Day 49 Hot Sulphur Springs to Walden. What a nights sleep?! Train tracks a good 20ft from the tent and the heavy, loud, horn blaring trains ran frequently through the night. Not the best nights sleep. The loudness of the train is almost comical! Anyway good breakfast at the local 'Glory Hole Cafe' in town and then out. Dave broke a spoke 12 miles in and had to repair whilst we pushed on into the hills past Shadow Mountain. More super scenic views, this time with the hills covered in Pine trees. Seems like a lot have died, apparently from a beetle infestation. Even so this area is rugged and beautiful to ride through.
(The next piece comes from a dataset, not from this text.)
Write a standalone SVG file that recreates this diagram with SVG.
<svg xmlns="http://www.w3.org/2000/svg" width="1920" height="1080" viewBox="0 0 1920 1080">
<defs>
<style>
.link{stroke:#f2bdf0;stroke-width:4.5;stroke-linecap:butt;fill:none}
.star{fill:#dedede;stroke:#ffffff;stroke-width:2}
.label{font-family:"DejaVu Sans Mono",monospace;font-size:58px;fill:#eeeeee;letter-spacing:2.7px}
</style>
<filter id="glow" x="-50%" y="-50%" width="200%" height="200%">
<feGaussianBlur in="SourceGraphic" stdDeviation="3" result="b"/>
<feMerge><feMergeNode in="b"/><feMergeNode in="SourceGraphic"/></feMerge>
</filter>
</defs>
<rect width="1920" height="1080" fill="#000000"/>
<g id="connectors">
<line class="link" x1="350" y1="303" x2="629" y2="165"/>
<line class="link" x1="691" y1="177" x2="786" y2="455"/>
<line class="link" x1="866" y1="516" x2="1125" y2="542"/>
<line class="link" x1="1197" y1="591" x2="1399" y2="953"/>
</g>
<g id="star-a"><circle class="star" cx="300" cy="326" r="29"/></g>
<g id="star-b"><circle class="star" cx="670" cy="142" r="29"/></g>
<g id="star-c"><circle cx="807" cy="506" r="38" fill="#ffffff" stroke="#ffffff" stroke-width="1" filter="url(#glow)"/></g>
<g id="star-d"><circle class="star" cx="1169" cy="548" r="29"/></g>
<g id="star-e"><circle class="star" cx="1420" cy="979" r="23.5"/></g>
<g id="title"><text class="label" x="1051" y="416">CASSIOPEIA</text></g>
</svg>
We crossed the divide for a second time before Christophe (Swiss chap in a recumbent trike) and I pushed to Walden. Bumpy cracked road jarred my bones and slight headwind exhausted me. The valley changed again, more of a high altitude altiplano that reminded me of Bolivia, but green rather than red. Big dinner in the Moose Creek Cafe as I bonked. Then chocolate and donuts for a super rush to help motivate me to do laundry. City park for camping. No train tracks nearby thankfully!